Quis uma reforma dourada: deixou os ralis, cada vez mais para jovens tresloucados, e refugiou-se na acalmia dos Paris-Dakar. E ganhou uns tantos, sem correr os riscos que o faziam tão admirado pelos adeptos da pureza dos ralis. Até que se cansou de correr atrás da vida à velocidade que só está ao alcance dos destemidos. Deixou o vício da velocidade, estacionou o fato de competição, possuiu-se pelo vício da política. É deputado ao Parlamento Europeu há cerca de dez anos. Agora está na ribalta – não pelos dotes de quem dominava uma fera cheia de cavalos, mas como parlamentar que quer mostrar serviço.

Ari Vatenen, no sossego dos seus cinquenta e poucos anos, dá a cara por uma campanha de segurança rodoviária. O que parece um paradoxo, olhando para o final da década de setenta e para estes anos que inauguram o século XXI. Outrora, a imagem de um louco agarrado ao volante, inspiração para anónimos destemperados que queriam imitar nas estradas as façanhas dos ases dos ralis. Muitas vezes pagando a audácia com a própria vida. Agora, como se estivesse entregue a um descomplexado exercício de introversão, feitor da segurança nas estradas, convencendo os automobilistas que é estúpido colocar o pescoço no cadafalso quando vão ao volante.

Lá virão as virgens negras da desgraça alheia, de braço dado com preconceituosos ambientalistas, aproveitar-se do exemplo de Vatanen para asseverar a estupidez das competições automóveis. Tremendo erro de análise: o empenhamento de Vatanen não é a negação do seu passado. Nem Vatanten, o euro deputado, alguma vez renegou o seu passado de piloto de ralis. Desenganem-se os que acreditam que a causa eleita pelo euro deputado finlandês será o opróbrio dos ralis. A mensagem é outra: façam ralis no local próprio, em vez de semearem loucura estrada fora.
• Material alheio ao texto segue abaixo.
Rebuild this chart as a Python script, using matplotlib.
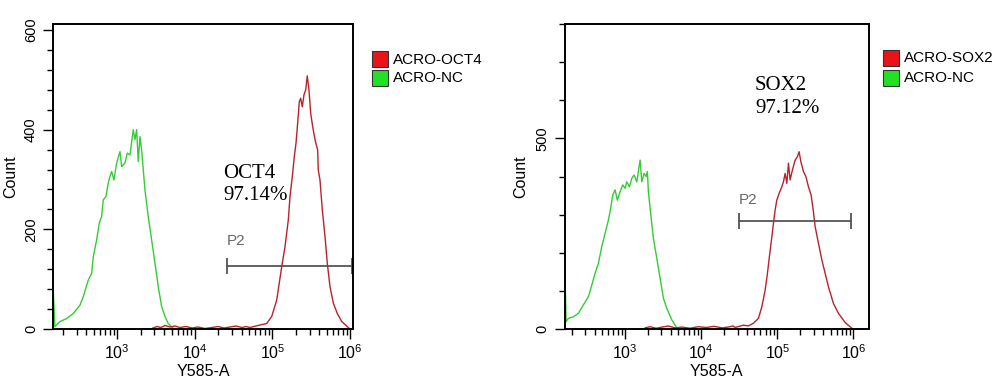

E sejam os adeptos da modalidade os expoentes do bom exemplo, bofetada de luva branca aos que teimam em ver a realidade desfocada.

Ninguém os obriga a tecer loas aos loucos do volante que deixam um rasto de poeira. Mas que deixem em paz os lunáticos que se deliciam a ver carros à beira do desgoverno numa correria contra o relógio.